Description of the task →
Keep the wording of each record exactly the same when you repeat it, and leave out pictures.

Exercise input →

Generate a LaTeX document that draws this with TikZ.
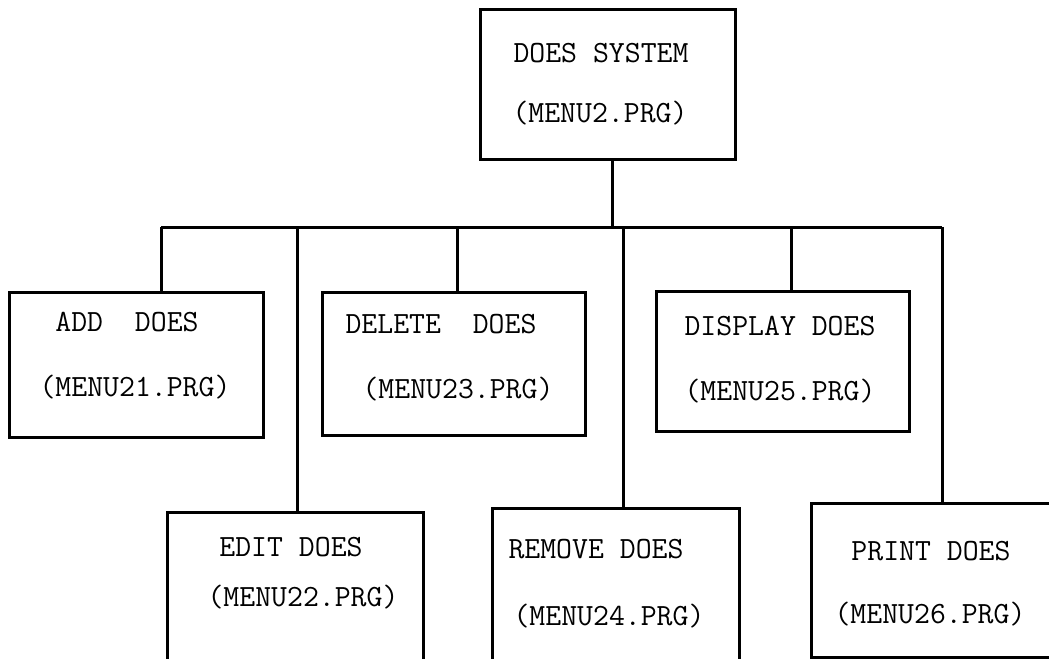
\documentclass[tikz,border=0pt]{standalone}
\usepackage{fontspec}
\tikzset{
  menubox/.style={draw, line width=3bp, minimum width=#1, inner sep=0pt},
  lbl/.style={anchor=base, inner sep=0pt, font=\ttfamily\fontsize{31}{34}\selectfont},
  wire/.style={line width=3bp}
}
\begin{document}
\begin{tikzpicture}[x=1bp,y=-1bp]
\useasboundingbox (0,0) rectangle (1049,659);
\clip (0,0) rectangle (1049,659);
% boxes
\node[menubox=255bp, minimum height=149bp] (top) at (607.5,84.5) {};
\node[menubox=253bp, minimum height=145bp] (add) at (136.5,364.5) {};
\node[menubox=263bp, minimum height=143bp] (del) at (453.5,363.5) {};
\node[menubox=253bp, minimum height=140bp] (disp) at (782.5,361) {};
\node[menubox=256bp, minimum height=188bp] (edit) at (295,606) {};
\node[menubox=247bp, minimum height=192bp] (rem) at (615.5,604) {};
\node[menubox=289bp, minimum height=154bp] (prt) at (955.5,580) {};
% labels
\node[lbl] (t1) at (601,63) {DOES SYSTEM};
\node[lbl] (t2) at (600,123) {(MENU2.PRG)};
\node[lbl] (a1) at (127,331) {ADD\ \ DOES};
\node[lbl] (a2) at (135,396) {(MENU21.PRG)};
\node[lbl] (d1) at (441,333) {DELETE\ \ DOES};
\node[lbl] (d2) at (458,398) {(MENU23.PRG)};
\node[lbl] (s1) at (780,335) {DISPLAY DOES};
\node[lbl] (s2) at (780,400) {(MENU25.PRG)};
\node[lbl] (e1) at (291,556) {EDIT DOES};
\node[lbl] (e2) at (303,606) {(MENU22.PRG)};
\node[lbl] (r1) at (596,558) {REMOVE DOES};
\node[lbl] (r2) at (609,625) {(MENU24.PRG)};
\node[lbl] (p1) at (931,560) {PRINT DOES};
\node[lbl] (p2) at (930,623) {(MENU26.PRG)};
% bus coordinates
\coordinate (j) at (612,227);
\coordinate (cA) at (161,227);
\coordinate (cE) at (297,227);
\coordinate (cD) at (457,227);
\coordinate (cR) at (623,227);
\coordinate (cS) at (791,227);
\coordinate (cP) at (942,227);
% connectors
\draw[wire] (top.south -| j) -- (j);
\draw[wire] (cA) -- (cP);
\draw[wire] (cA) -- (add.north -| cA);
\draw[wire] (cE) -- (edit.north -| cE);
\draw[wire] (cD) -- (del.north -| cD);
\draw[wire] (cR) -- (rem.north -| cR);
\draw[wire] (cS) -- (disp.north -| cS);
\draw[wire] (cP) -- (prt.north -| cP);
\end{tikzpicture}
\end{document}
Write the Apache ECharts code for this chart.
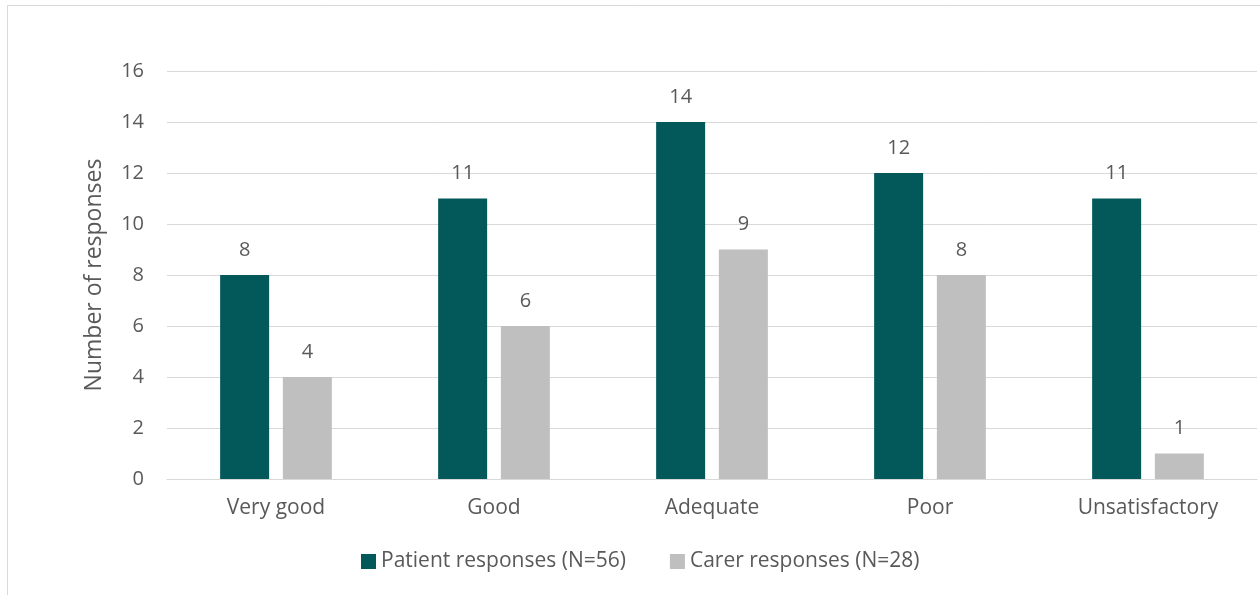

Output of the task →
Generate a LaTeX document that draws this with TikZ.
\documentclass[tikz,border=0pt]{standalone}
\usepackage{fontspec}
\tikzset{
  menubox/.style={draw, line width=3bp, minimum width=#1, inner sep=0pt},
  lbl/.style={anchor=base, inner sep=0pt, font=\ttfamily\fontsize{31}{34}\selectfont},
  wire/.style={line width=3bp}
}
\begin{document}
\begin{tikzpicture}[x=1bp,y=-1bp]
\useasboundingbox (0,0) rectangle (1049,659);
\clip (0,0) rectangle (1049,659);
% boxes
\node[menubox=255bp, minimum height=149bp] (top) at (607.5,84.5) {};
\node[menubox=253bp, minimum height=145bp] (add) at (136.5,364.5) {};
\node[menubox=263bp, minimum height=143bp] (del) at (453.5,363.5) {};
\node[menubox=253bp, minimum height=140bp] (disp) at (782.5,361) {};
\node[menubox=256bp, minimum height=188bp] (edit) at (295,606) {};
\node[menubox=247bp, minimum height=192bp] (rem) at (615.5,604) {};
\node[menubox=289bp, minimum height=154bp] (prt) at (955.5,580) {};
% labels
\node[lbl] (t1) at (601,63) {DOES SYSTEM};
\node[lbl] (t2) at (600,123) {(MENU2.PRG)};
\node[lbl] (a1) at (127,331) {ADD\ \ DOES};
\node[lbl] (a2) at (135,396) {(MENU21.PRG)};
\node[lbl] (d1) at (441,333) {DELETE\ \ DOES};
\node[lbl] (d2) at (458,398) {(MENU23.PRG)};
\node[lbl] (s1) at (780,335) {DISPLAY DOES};
\node[lbl] (s2) at (780,400) {(MENU25.PRG)};
\node[lbl] (e1) at (291,556) {EDIT DOES};
\node[lbl] (e2) at (303,606) {(MENU22.PRG)};
\node[lbl] (r1) at (596,558) {REMOVE DOES};
\node[lbl] (r2) at (609,625) {(MENU24.PRG)};
\node[lbl] (p1) at (931,560) {PRINT DOES};
\node[lbl] (p2) at (930,623) {(MENU26.PRG)};
% bus coordinates
\coordinate (j) at (612,227);
\coordinate (cA) at (161,227);
\coordinate (cE) at (297,227);
\coordinate (cD) at (457,227);
\coordinate (cR) at (623,227);
\coordinate (cS) at (791,227);
\coordinate (cP) at (942,227);
% connectors
\draw[wire] (top.south -| j) -- (j);
\draw[wire] (cA) -- (cP);
\draw[wire] (cA) -- (add.north -| cA);
\draw[wire] (cE) -- (edit.north -| cE);
\draw[wire] (cD) -- (del.north -| cD);
\draw[wire] (cR) -- (rem.north -| cR);
\draw[wire] (cS) -- (disp.north -| cS);
\draw[wire] (cP) -- (prt.north -| cP);
\end{tikzpicture}
\end{document}
Write the Apache ECharts code for this chart.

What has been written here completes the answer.